Tristar Productions, Inc.
- Sugar Ray Leonard signs autographs at a Tristar Productions show in January 2014.
- Company type: Private
- Industry: Collectibles, Memorabilia
- Founded: Houston, Texas United States (1987)
- Headquarters: Houston, Texas United States
- Area served: United States (services) Worldwide (products)
- Key people: Jeffrey R. Rosenberg (President)
- Products: Autographed baseballs, Autographed football helmets, Autographed photographs, Trading cards
- Services: Advertising, Promotion
- Website: tristarproductions.com

= Tristar Productions =

American sports company

Tristar Productions, Inc. promotes sports collectible events, distributes autographed sports memorabilia, and manufactures and distributes trading cards. The company was founded in 1987, in Houston, Texas, by Jeffrey R. Rosenberg. At Tristar's collectors shows, current and former sports players autograph memorabilia.
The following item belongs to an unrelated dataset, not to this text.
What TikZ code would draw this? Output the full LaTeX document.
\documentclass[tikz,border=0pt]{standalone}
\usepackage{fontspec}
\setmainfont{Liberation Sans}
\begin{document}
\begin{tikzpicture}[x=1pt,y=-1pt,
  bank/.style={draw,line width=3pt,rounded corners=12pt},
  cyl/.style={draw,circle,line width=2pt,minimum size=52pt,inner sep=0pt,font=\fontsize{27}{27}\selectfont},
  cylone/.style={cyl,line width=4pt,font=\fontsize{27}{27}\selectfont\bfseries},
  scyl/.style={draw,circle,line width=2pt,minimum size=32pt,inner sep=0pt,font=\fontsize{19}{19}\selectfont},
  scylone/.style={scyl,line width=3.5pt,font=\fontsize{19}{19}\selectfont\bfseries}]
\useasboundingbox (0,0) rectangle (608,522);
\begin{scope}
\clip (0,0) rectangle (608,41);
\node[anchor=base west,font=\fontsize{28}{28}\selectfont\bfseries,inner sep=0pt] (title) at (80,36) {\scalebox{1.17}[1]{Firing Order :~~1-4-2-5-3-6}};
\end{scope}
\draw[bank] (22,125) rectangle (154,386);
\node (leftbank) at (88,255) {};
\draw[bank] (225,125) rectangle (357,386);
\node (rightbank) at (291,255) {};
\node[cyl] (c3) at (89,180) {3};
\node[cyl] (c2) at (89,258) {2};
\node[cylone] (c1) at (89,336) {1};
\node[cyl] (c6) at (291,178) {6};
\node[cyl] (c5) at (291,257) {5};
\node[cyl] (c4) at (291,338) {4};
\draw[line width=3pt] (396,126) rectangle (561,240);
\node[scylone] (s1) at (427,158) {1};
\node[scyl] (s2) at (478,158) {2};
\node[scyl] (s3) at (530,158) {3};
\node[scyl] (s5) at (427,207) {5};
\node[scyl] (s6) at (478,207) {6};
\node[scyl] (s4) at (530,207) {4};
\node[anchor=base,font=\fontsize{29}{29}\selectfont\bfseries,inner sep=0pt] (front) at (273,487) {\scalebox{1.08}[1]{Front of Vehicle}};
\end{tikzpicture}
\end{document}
The organization distributes trading cards for organizations including Minor League Baseball and Total Nonstop Action Wrestling.

==The organization==
Rosenberg promoted his first trade show in 1987, forming Tristar Productions, Inc. in the process. Since then, Tristar has continued to promote events, and has produced and participated in the National Sports Collectors Convention. During events Tristar will host booths where current and retired Major League Baseball, National Basketball Association, National Football League players and professional wrestlers will hold autograph signings. The autographed sports memorabilia is also distributed outside of trade shows.
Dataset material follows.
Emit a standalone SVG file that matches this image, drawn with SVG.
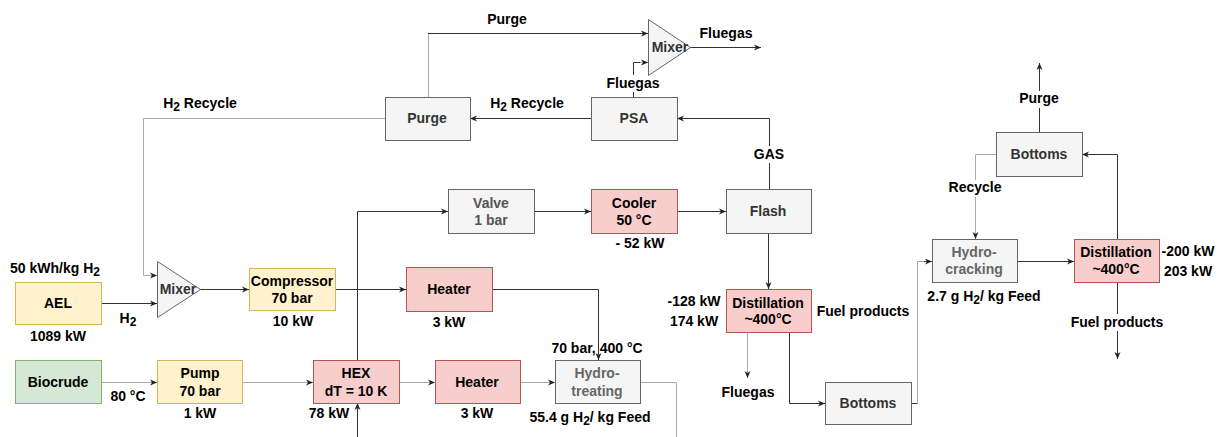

Tristar distributes autographed sports memorabilia, such as autographed baseballs, baseball bats, batting helmets, footballs, football helmets, jerseys and photographs. They have run a Hidden Treasure promotion where consumers can purchase undisclosed autographed material, for a chance at rare and valuable autographed memorabilia, such as a Babe Ruth and Roger Maris autographed baseball.

In August 2006, Tristar signed an exclusive agreement with Major League Baseball Properties to produce Minor League Baseball trading cards. The license granted Tristar exclusive rights to produce first year trading cards of drafted and undrafted amateur players selected from the Major League Baseball draft. Tristar has produced first year cards from 2006 to 2009, in a series called TriStar Prospects Plus. From that series, Tristar has also released autographed trading cards from 2006 to 2009, and memorabilia cards in 2006 and 2008. In 2010, Tristar released a series of trading cards called Tristar Pursuit, along with autographed cards.

In March 2008, Tristar acquired an exclusive license deal from Total Nonstop Action Wrestling to produce and distribute TNA trading cards and memorabilia.
Tristar has produced TNA cards, as well as TNA autographed and memorabilia cards, from 2008 to 2010.